(Code that draws figures)
★ ★ ★ ★ ★ ★ ★

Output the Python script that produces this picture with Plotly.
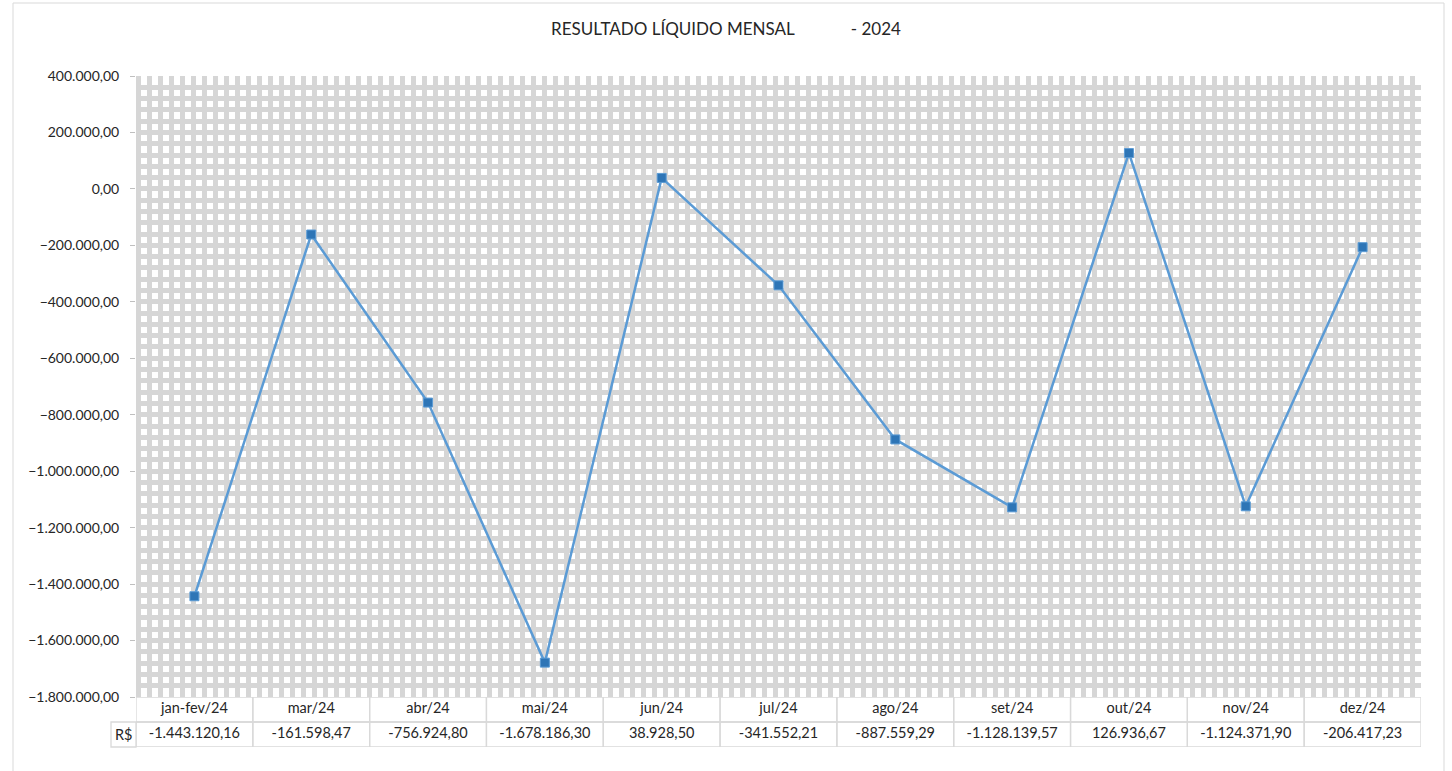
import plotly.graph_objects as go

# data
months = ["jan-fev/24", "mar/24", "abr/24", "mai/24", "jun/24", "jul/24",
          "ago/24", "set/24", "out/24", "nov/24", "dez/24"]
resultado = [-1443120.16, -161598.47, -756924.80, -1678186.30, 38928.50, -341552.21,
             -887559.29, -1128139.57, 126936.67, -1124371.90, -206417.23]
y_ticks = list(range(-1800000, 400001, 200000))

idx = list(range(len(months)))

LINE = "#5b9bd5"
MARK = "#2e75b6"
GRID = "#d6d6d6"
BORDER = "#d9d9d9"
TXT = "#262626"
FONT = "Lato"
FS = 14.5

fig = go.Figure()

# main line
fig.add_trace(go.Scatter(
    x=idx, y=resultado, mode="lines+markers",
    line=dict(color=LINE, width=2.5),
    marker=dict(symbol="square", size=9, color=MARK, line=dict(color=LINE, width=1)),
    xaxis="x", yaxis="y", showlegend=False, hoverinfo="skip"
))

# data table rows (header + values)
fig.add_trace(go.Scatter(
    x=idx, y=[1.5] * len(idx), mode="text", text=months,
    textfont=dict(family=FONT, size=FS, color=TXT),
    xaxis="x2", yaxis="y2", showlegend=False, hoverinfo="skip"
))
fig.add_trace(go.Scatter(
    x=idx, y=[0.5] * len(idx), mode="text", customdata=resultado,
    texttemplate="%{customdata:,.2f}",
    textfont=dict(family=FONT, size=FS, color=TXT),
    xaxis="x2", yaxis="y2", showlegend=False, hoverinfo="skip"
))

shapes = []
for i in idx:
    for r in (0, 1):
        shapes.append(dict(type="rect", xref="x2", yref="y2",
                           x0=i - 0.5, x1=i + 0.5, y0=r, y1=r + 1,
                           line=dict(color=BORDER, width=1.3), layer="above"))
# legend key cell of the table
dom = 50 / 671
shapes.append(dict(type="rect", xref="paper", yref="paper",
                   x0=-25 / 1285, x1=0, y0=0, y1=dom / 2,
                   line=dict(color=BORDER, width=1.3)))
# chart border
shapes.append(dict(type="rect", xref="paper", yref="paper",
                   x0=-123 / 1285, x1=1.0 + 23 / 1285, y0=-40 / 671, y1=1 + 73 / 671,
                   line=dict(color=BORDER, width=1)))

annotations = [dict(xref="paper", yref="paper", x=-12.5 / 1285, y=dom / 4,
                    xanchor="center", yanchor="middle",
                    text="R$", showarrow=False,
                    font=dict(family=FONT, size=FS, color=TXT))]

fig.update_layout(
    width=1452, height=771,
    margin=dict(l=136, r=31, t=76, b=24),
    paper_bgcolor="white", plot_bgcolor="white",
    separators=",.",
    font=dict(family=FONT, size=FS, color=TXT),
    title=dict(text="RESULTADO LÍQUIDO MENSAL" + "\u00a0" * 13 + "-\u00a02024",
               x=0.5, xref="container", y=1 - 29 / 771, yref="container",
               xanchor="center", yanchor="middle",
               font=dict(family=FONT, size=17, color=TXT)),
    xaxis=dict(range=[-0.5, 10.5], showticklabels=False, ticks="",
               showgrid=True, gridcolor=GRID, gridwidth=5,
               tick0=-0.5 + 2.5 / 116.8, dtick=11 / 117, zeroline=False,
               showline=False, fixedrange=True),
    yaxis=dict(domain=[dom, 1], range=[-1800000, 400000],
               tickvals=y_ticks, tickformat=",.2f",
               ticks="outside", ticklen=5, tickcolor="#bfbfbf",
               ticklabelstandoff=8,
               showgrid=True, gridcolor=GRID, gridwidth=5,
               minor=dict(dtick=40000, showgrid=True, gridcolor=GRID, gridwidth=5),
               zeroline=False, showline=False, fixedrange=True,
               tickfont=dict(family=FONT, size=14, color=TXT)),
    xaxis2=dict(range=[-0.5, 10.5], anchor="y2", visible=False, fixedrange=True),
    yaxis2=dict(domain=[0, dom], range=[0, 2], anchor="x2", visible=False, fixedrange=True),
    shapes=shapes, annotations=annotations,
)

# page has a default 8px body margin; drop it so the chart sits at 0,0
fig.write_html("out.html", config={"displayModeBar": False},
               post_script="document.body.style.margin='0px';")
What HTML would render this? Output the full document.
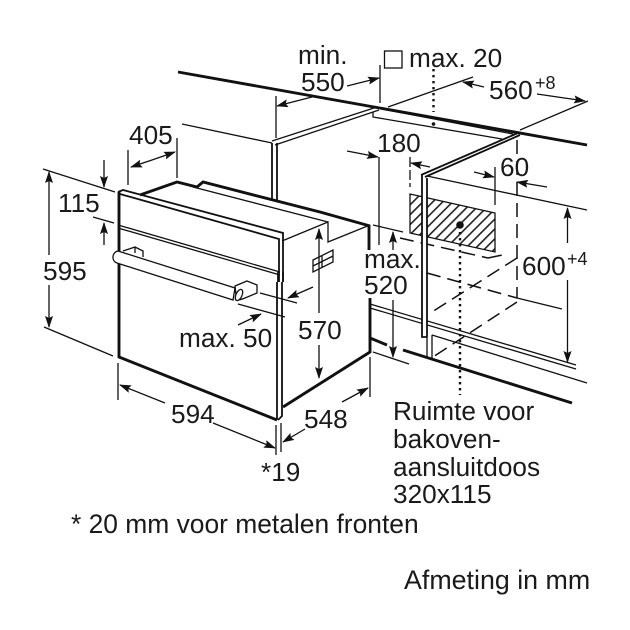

★ ★ ★ ★ ★ ★ ★

[Task instructions] All records should be output exactly, with the pictures left out.

[Right answer]
Output the Python script that produces this picture with Plotly.
import plotly.graph_objects as go

# data
months = ["jan-fev/24", "mar/24", "abr/24", "mai/24", "jun/24", "jul/24",
          "ago/24", "set/24", "out/24", "nov/24", "dez/24"]
resultado = [-1443120.16, -161598.47, -756924.80, -1678186.30, 38928.50, -341552.21,
             -887559.29, -1128139.57, 126936.67, -1124371.90, -206417.23]
y_ticks = list(range(-1800000, 400001, 200000))

idx = list(range(len(months)))

LINE = "#5b9bd5"
MARK = "#2e75b6"
GRID = "#d6d6d6"
BORDER = "#d9d9d9"
TXT = "#262626"
FONT = "Lato"
FS = 14.5

fig = go.Figure()

# main line
fig.add_trace(go.Scatter(
    x=idx, y=resultado, mode="lines+markers",
    line=dict(color=LINE, width=2.5),
    marker=dict(symbol="square", size=9, color=MARK, line=dict(color=LINE, width=1)),
    xaxis="x", yaxis="y", showlegend=False, hoverinfo="skip"
))

# data table rows (header + values)
fig.add_trace(go.Scatter(
    x=idx, y=[1.5] * len(idx), mode="text", text=months,
    textfont=dict(family=FONT, size=FS, color=TXT),
    xaxis="x2", yaxis="y2", showlegend=False, hoverinfo="skip"
))
fig.add_trace(go.Scatter(
    x=idx, y=[0.5] * len(idx), mode="text", customdata=resultado,
    texttemplate="%{customdata:,.2f}",
    textfont=dict(family=FONT, size=FS, color=TXT),
    xaxis="x2", yaxis="y2", showlegend=False, hoverinfo="skip"
))

shapes = []
for i in idx:
    for r in (0, 1):
        shapes.append(dict(type="rect", xref="x2", yref="y2",
                           x0=i - 0.5, x1=i + 0.5, y0=r, y1=r + 1,
                           line=dict(color=BORDER, width=1.3), layer="above"))
# legend key cell of the table
dom = 50 / 671
shapes.append(dict(type="rect", xref="paper", yref="paper",
                   x0=-25 / 1285, x1=0, y0=0, y1=dom / 2,
                   line=dict(color=BORDER, width=1.3)))
# chart border
shapes.append(dict(type="rect", xref="paper", yref="paper",
                   x0=-123 / 1285, x1=1.0 + 23 / 1285, y0=-40 / 671, y1=1 + 73 / 671,
                   line=dict(color=BORDER, width=1)))

annotations = [dict(xref="paper", yref="paper", x=-12.5 / 1285, y=dom / 4,
                    xanchor="center", yanchor="middle",
                    text="R$", showarrow=False,
                    font=dict(family=FONT, size=FS, color=TXT))]

fig.update_layout(
    width=1452, height=771,
    margin=dict(l=136, r=31, t=76, b=24),
    paper_bgcolor="white", plot_bgcolor="white",
    separators=",.",
    font=dict(family=FONT, size=FS, color=TXT),
    title=dict(text="RESULTADO LÍQUIDO MENSAL" + "\u00a0" * 13 + "-\u00a02024",
               x=0.5, xref="container", y=1 - 29 / 771, yref="container",
               xanchor="center", yanchor="middle",
               font=dict(family=FONT, size=17, color=TXT)),
    xaxis=dict(range=[-0.5, 10.5], showticklabels=False, ticks="",
               showgrid=True, gridcolor=GRID, gridwidth=5,
               tick0=-0.5 + 2.5 / 116.8, dtick=11 / 117, zeroline=False,
               showline=False, fixedrange=True),
    yaxis=dict(domain=[dom, 1], range=[-1800000, 400000],
               tickvals=y_ticks, tickformat=",.2f",
               ticks="outside", ticklen=5, tickcolor="#bfbfbf",
               ticklabelstandoff=8,
               showgrid=True, gridcolor=GRID, gridwidth=5,
               minor=dict(dtick=40000, showgrid=True, gridcolor=GRID, gridwidth=5),
               zeroline=False, showline=False, fixedrange=True,
               tickfont=dict(family=FONT, size=14, color=TXT)),
    xaxis2=dict(range=[-0.5, 10.5], anchor="y2", visible=False, fixedrange=True),
    yaxis2=dict(domain=[0, dom], range=[0, 2], anchor="x2", visible=False, fixedrange=True),
    shapes=shapes, annotations=annotations,
)

# page has a default 8px body margin; drop it so the chart sits at 0,0
fig.write_html("out.html", config={"displayModeBar": False},
               post_script="document.body.style.margin='0px';")
What HTML would render this? Output the full document.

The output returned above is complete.